▶ Material shown:
= = = = =

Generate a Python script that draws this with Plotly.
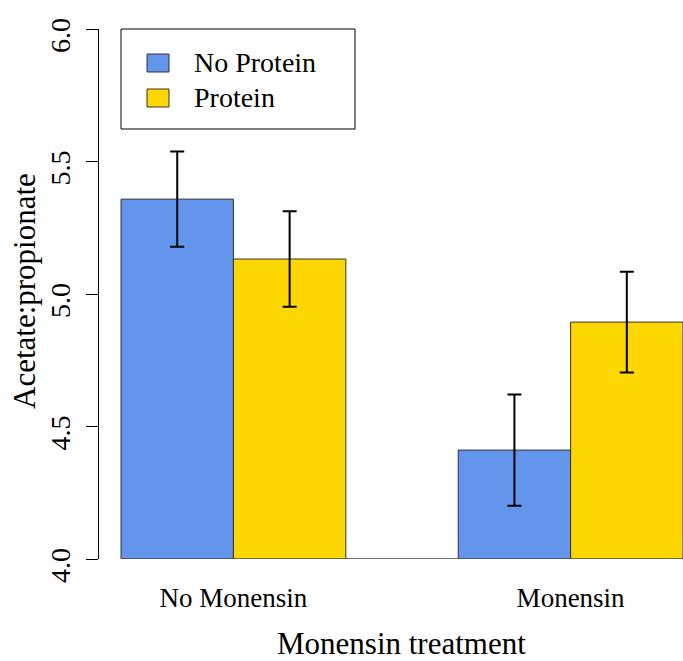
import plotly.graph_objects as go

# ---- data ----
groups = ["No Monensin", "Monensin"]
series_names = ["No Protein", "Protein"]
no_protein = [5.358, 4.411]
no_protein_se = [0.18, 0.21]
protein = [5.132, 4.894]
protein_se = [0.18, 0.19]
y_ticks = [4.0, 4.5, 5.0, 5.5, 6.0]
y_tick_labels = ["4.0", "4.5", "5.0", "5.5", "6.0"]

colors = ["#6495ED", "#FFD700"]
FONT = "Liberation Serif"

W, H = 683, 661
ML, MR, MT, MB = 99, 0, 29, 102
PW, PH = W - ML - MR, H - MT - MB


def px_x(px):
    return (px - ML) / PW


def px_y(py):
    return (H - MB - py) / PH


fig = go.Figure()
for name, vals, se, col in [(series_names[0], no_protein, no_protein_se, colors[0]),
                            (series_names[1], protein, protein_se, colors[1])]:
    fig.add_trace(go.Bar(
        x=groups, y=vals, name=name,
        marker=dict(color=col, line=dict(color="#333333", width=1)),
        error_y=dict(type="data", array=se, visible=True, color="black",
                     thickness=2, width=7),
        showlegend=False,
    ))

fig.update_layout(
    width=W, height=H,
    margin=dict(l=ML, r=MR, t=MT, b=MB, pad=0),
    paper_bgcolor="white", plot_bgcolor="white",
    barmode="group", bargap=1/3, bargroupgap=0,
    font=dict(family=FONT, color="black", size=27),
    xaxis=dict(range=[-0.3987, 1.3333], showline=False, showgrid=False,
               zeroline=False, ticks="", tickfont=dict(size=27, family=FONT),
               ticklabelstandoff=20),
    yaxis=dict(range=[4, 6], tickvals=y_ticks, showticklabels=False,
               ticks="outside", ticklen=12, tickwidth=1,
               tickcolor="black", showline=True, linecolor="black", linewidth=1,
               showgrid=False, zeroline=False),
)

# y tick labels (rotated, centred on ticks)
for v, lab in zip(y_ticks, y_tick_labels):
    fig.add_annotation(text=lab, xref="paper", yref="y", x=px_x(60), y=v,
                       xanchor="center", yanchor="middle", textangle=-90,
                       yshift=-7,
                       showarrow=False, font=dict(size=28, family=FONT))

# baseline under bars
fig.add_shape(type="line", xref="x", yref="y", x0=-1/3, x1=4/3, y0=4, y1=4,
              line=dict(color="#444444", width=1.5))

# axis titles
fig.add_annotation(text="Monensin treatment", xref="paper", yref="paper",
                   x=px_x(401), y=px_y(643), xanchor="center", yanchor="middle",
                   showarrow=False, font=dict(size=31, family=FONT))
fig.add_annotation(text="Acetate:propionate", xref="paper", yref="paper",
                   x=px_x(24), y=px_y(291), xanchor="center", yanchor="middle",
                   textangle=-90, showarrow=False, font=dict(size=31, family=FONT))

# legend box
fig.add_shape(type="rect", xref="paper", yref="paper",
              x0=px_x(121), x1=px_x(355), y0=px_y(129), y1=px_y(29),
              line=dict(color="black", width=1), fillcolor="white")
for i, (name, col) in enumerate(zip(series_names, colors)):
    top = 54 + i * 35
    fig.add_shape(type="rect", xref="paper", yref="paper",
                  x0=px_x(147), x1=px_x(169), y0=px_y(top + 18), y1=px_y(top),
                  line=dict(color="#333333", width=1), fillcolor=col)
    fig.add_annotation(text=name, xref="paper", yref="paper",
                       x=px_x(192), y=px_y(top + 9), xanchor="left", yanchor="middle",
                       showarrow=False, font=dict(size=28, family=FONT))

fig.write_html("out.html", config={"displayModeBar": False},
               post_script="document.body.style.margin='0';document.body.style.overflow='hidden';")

= = = = =

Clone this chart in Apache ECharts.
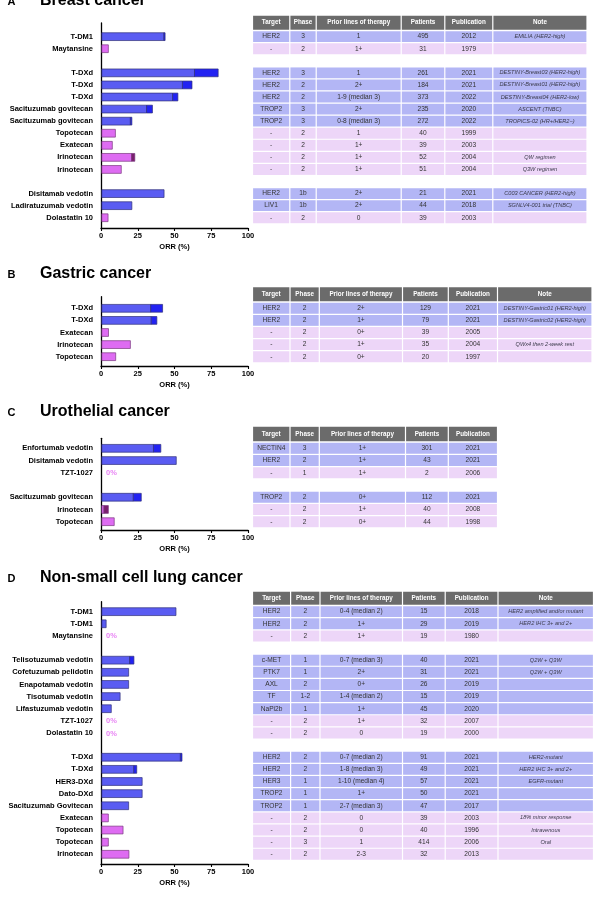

= = = = =

▶ Work to be completed: Keep only those lines of the records that hold "this", and return them.

▶ Correct response:
Generate a Python script that draws this with Plotly.
Clone this chart in Apache ECharts.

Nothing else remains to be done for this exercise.